Over the weekend, I was also able to take in Claire Denis’ Bastards and Carolina Loyola Garcia’s documentary Sobre las Olas.
Bastards is a challenging work that’s enjoyable in its earnestness and restless urgency, even if it is a bit opaque. I’ve seen none of Denis’ other films, so I’m not entirely familiar with her style (though I know she’s quite popular). I was a little put off by the unnecessary complication of the plot by mere intentional withholding of information and odd, subversive structuring. A simple story can benefit from such a structure if that structure compliments some other aspect of the film (I think immediately of Memento’s narrative mirroring the protagonist’s short-term memory), but here it seems merely jumbled for jumbledness’ sake.
The first half of the film meanders around a confusing cast of characters with even more confusing (and forced) interconnectivity. The film hits its stride once the pieces start falling into place, and its conclusion is fantastic, wrapping the package up nicely and giving meaning and justification to the film’s earlier disjointed composition.
Without giving too much away, I’ll say that seeing the focal character, Raphaelle, more or less “killing” the part of herself that succumbed to the lustful desires she’s ashamed of is the film’s girthiest moment. She has found a comfortable life for herself and sacrificed her gut feelings to settle into a compromised life for the sake of continuing familiarity. She’s a despicable character, but fabulously painted by Denis.
There are tons of interesting parallels within the film as well, particularly between Raphaelle and her lover’s niece, Justine, who sees no clear path for her life and actively seeks out and indulges in any compulsive desire that crosses her mind. She is bare, free, and harnesses control in her insistence to let go of it.

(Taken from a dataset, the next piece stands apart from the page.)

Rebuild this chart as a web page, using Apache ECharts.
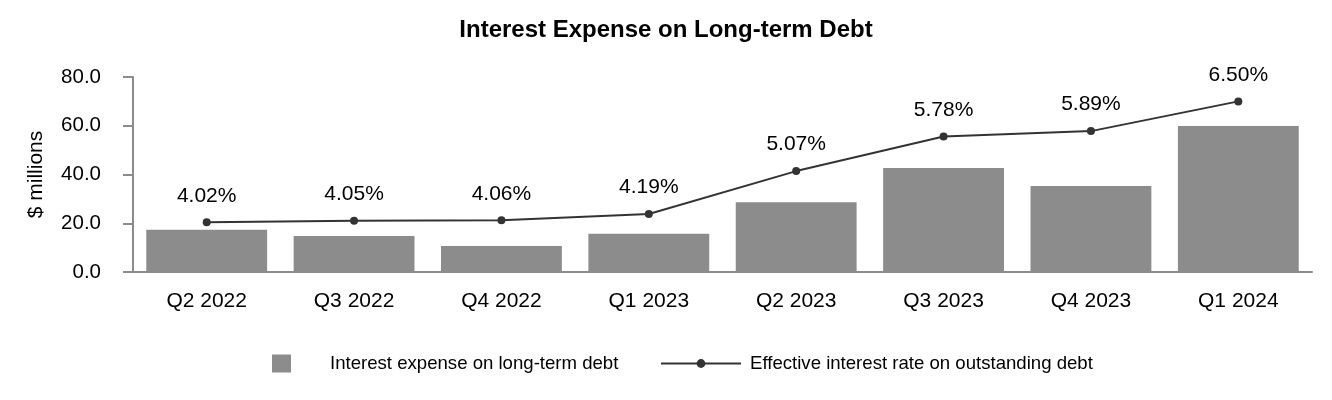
<!DOCTYPE html>
<html>
<head>
<meta charset="utf-8">
<script src="https://cdn.jsdelivr.net/npm/echarts@6/dist/echarts.min.js"></script>
<style>
html,body{margin:0;padding:0;background:#fff;}
#chart{width:1332px;height:400px;}
</style>
</head>
<body>
<div id="chart"></div>
<script>
const categories = ['Q2 2022','Q3 2022','Q4 2022','Q1 2023','Q2 2023','Q3 2023','Q4 2023','Q1 2024'];
const interestExpense = [17.3, 14.8, 10.7, 15.7, 28.6, 42.7, 35.3, 59.9];
const effectiveRate = [4.02, 4.05, 4.06, 4.19, 5.07, 5.78, 5.89, 6.50];
const yTicks = [0, 20, 40, 60, 80];

const FONT = '"Liberation Sans", Arial, sans-serif';
const chart = echarts.init(document.getElementById('chart'));
chart.setOption({
  animation: false,
  backgroundColor: '#fff',
  textStyle: { fontFamily: FONT },
  title: {
    text: 'Interest Expense on Long-term Debt',
    left: 'center',
    top: 13,
    textStyle: { fontFamily: FONT, fontSize: 24, fontWeight: 'bold', color: '#000' }
  },
  legend: [
    {
      data: [{ name: 'Interest expense on long-term debt', icon: 'rect' }],
      left: 267, top: 349,
      itemWidth: 19, itemHeight: 18,
      textStyle: { fontFamily: FONT, fontSize: 18.6, color: '#000', padding: [0, 0, 0, 34] }
    },
    {
      data: ['Effective interest rate on outstanding debt'],
      left: 655, top: 349,
      itemWidth: 80, itemHeight: 11,
      textStyle: { fontFamily: FONT, fontSize: 18.6, color: '#000', padding: [0, 0, 0, 4] }
    }
  ],
  grid: { left: 133, right: 20, top: 77, bottom: 128, containLabel: false },
  xAxis: {
    type: 'category',
    data: categories,
    axisLine: { lineStyle: { color: '#8c8c8c', width: 2 } },
    axisTick: { alignWithLabel: true, length: 10, lineStyle: { color: '#8c8c8c', width: 2 } },
    axisLabel: { fontFamily: FONT, fontSize: 21, color: '#000', margin: 19 }
  },
  yAxis: [
    {
      type: 'value',
      min: yTicks[0], max: yTicks[yTicks.length - 1], interval: 20,
      name: '$ millions',
      nameLocation: 'middle',
      nameGap: 86,
      nameTextStyle: { fontFamily: FONT, fontSize: 21, color: '#000' },
      axisLine: { show: true, lineStyle: { color: '#8c8c8c', width: 2 } },
      axisTick: { show: true, length: 10, lineStyle: { color: '#8c8c8c', width: 2 } },
      splitLine: { show: false },
      axisLabel: { fontFamily: FONT, fontSize: 20.5, color: '#000', margin: 32, formatter: v => v.toFixed(1) }
    },
    {
      type: 'value', min: 3, max: 7, show: false, splitLine: { show: false }
    }
  ],
  series: [
    {
      name: 'Interest expense on long-term debt',
      type: 'bar',
      data: interestExpense,
      barCategoryGap: '18%',
      itemStyle: { color: '#8c8c8c' }
    },
    {
      name: 'Effective interest rate on outstanding debt',
      type: 'line',
      yAxisIndex: 1,
      data: effectiveRate,
      symbol: 'circle',
      symbolSize: 8,
      lineStyle: { color: '#333', width: 2 },
      itemStyle: { color: '#333' },
      label: {
        show: true, position: 'top', distance: 12,
        fontFamily: FONT, fontSize: 21, color: '#000',
        formatter: p => p.value.toFixed(2) + '%'
      }
    }
  ]
});
</script>
</body>
</html>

Sobre las Olas, on the other hand, is a beautiful love letter to the under-represented art of Flamenco dancing in the United States. While the film paints an aesthetically rich portrait of its subject, Garcia’s direction as a documentary filmmaker could benefit from subtle refinement. She clearly loves her subject and harbors intense admiration for the talking heads that appear in her film, but that love isn’t restrained; she allows her subjects to prattle on and on about the same topic—some cuts with individuals last from 5-10 minutes—boiling down to a bulk of the film showing a dozen different ways to say “I love Flamenco.”
What’s really special about this year’s festival is its representation of female filmmakers. The films I saw this past week were helmed by women from various corners of the world. Veninger, Garcia, and Denis hail from separate corners, bringing their art in a convergence of voices and backgrounds at the 3RFF. Where mainstream studios rarely produce works from female directors, the independent world teems with women filmmakers creating quality product.
The 3RFF continues through November 23rd.